KUBAM Troubleshooting

KUBAM works so great except when it doesn’t. Let’s go over some issues we’ve seen crop up.

No Network during installation

Suppose you get a picture like this one below:

bad kubam

Here it says the network configuration is incorrect or not connected. This usually means there is a mismatch between the automated kickstart image and what the node is seeing. Let’s see what the node thinks it’s nics are:

Pressing 7 and enter at the prompt gives us the below:

bad kubam2

Interesting!
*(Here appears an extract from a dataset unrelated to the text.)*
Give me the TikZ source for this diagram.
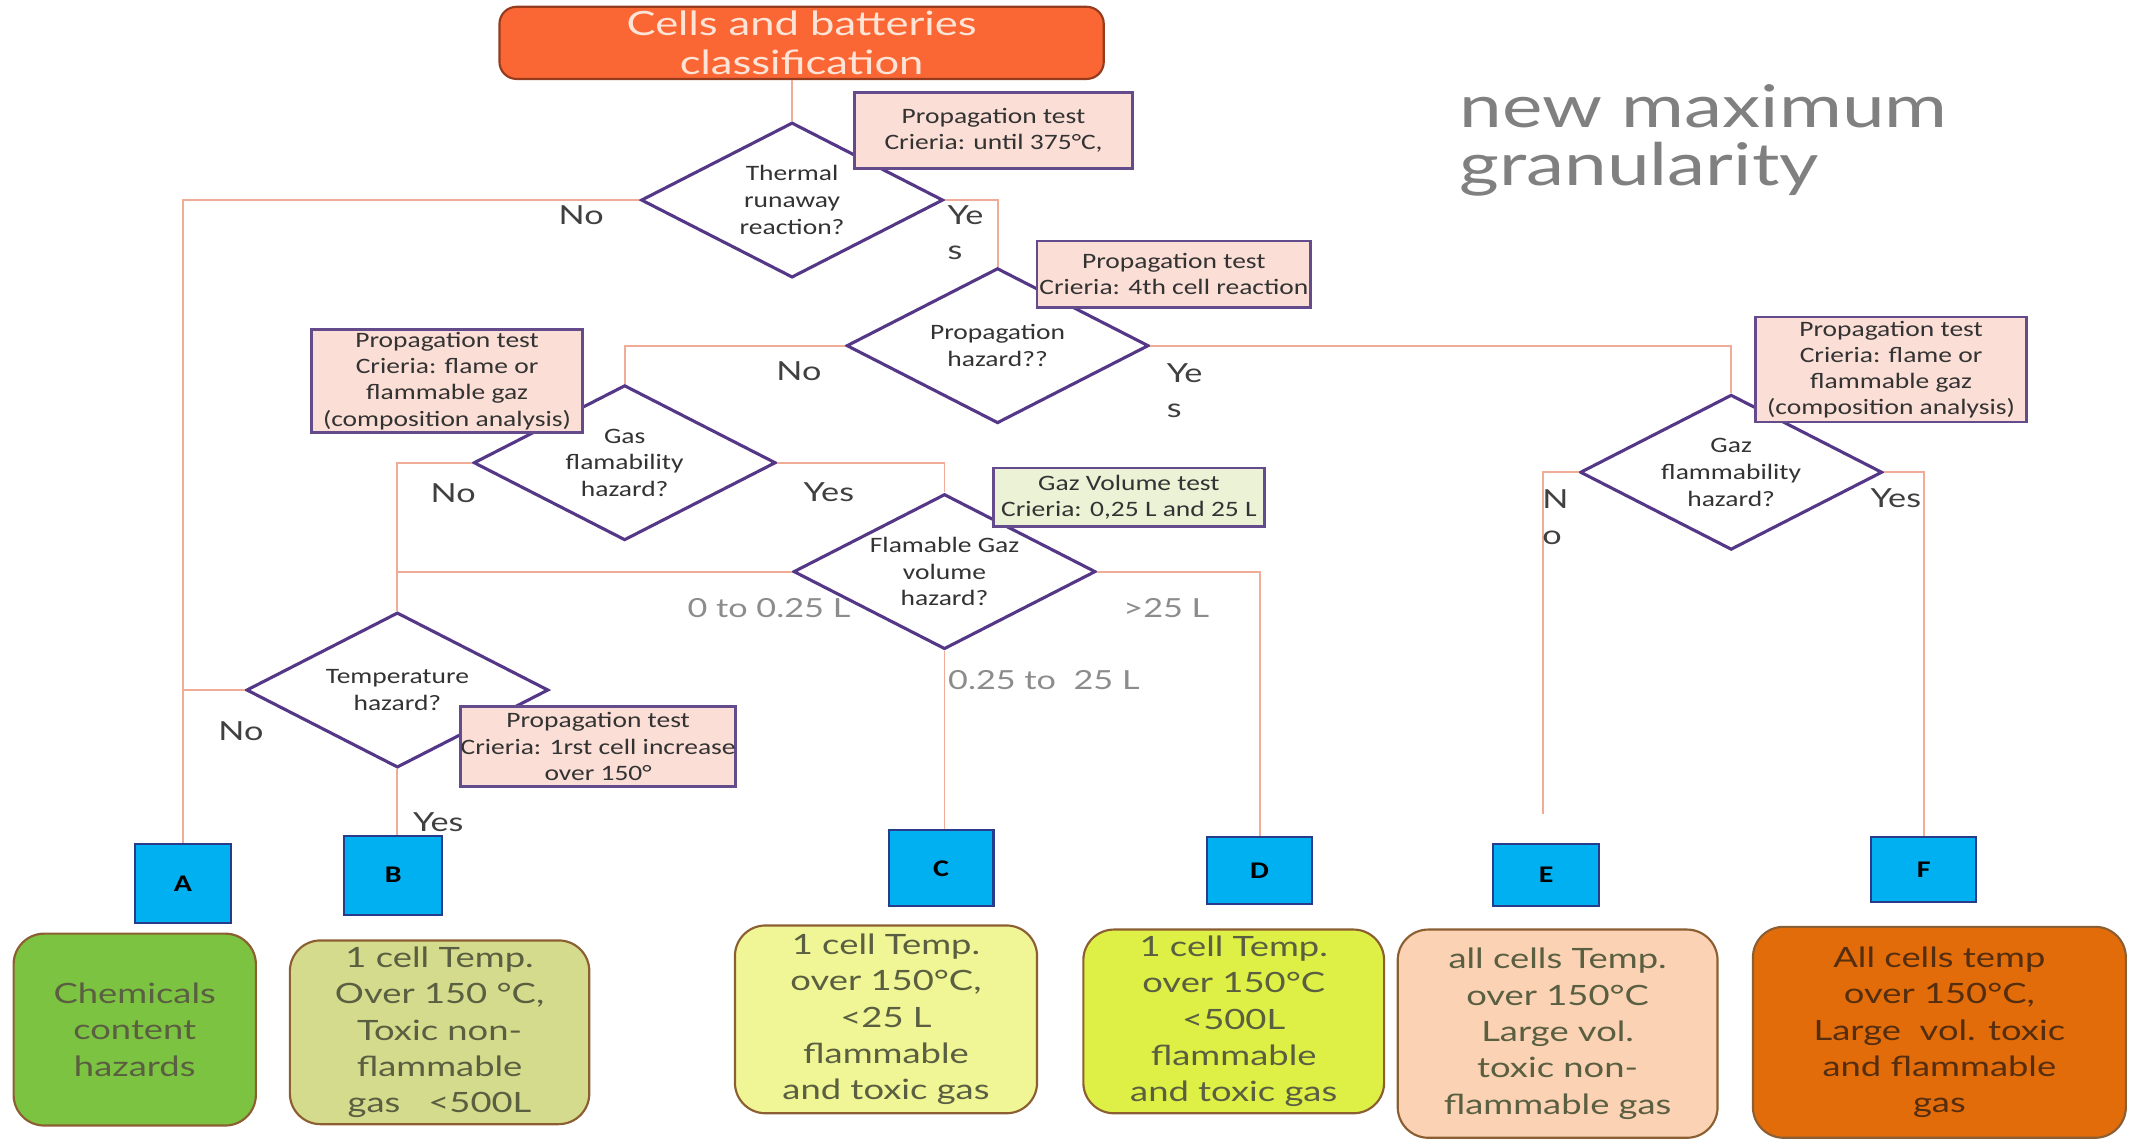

The blade thinks it has enp6s0 and enp7s0 for nics.

Now let’s go look at the kickstart file.

In the ~/kubam/ directory we can see this node’s image file that it gets when it boots.

cd ~/kubam
mkdir foo
mount -o kube01.img
mount -o loop kube01.img foo
cd foo
vi ks.cfg

Examining this file we see that the networking stanza looks like the below:

network --activate --bootproto=static --ip=10.52.248.213 --netmask=255.255.255.224 --gateway=10.52.248.193 --nameserver=10.52.248.72 --device=eno1
network  --hostname=kube01

KUBAM expects there is a nic named eno1 but our node shows enp6s0 and enp7s0. We could change the ks.cfg file right now, reboot and if the new *.img file takes affect the kickstart file will go through just fine.

But why does KUBAM expect it to be eno1? Well this is because KUBAM expects Consistent Device Naming to work. As part of setup, KUBAM creates a BIOS policy that tells the device it should conform to consistent names. None of this 6 or 7 in the nic names. Start from 0 and go.

Great, so why isn’t consistent device naming working? In our case, one node worked fine but the other didn’t. This suggests something different about the node. But we show the nodes are identical! That tells us to look at the BIOS.

Sure enough we see below:

img

The VIC 1240 is booting off of 2.2(2c) instead of the 4.1(2d) that the other servers are. Let’s update this dude!

img

The firmware should be activated next boot. We reboot the blade by exiting out of the installation menu. Soon enough, boom! Our blade comes up on next boot with the right version.

img

Installation Hangs on “Starting automated installation…”

If you start the installation and it looks like its about to boot up but then hangs forever and says:

Starting automated install.....................

You may see a screen similar to the below:

img

The question here is: Did you used to have a Windows installation on this disk? We’ve seen some issues where the GPT wasn’t recognized by an anaconda installer. To make this work, we add a dd command to the Kickstart prescript that will run that to delete the Windows partitions.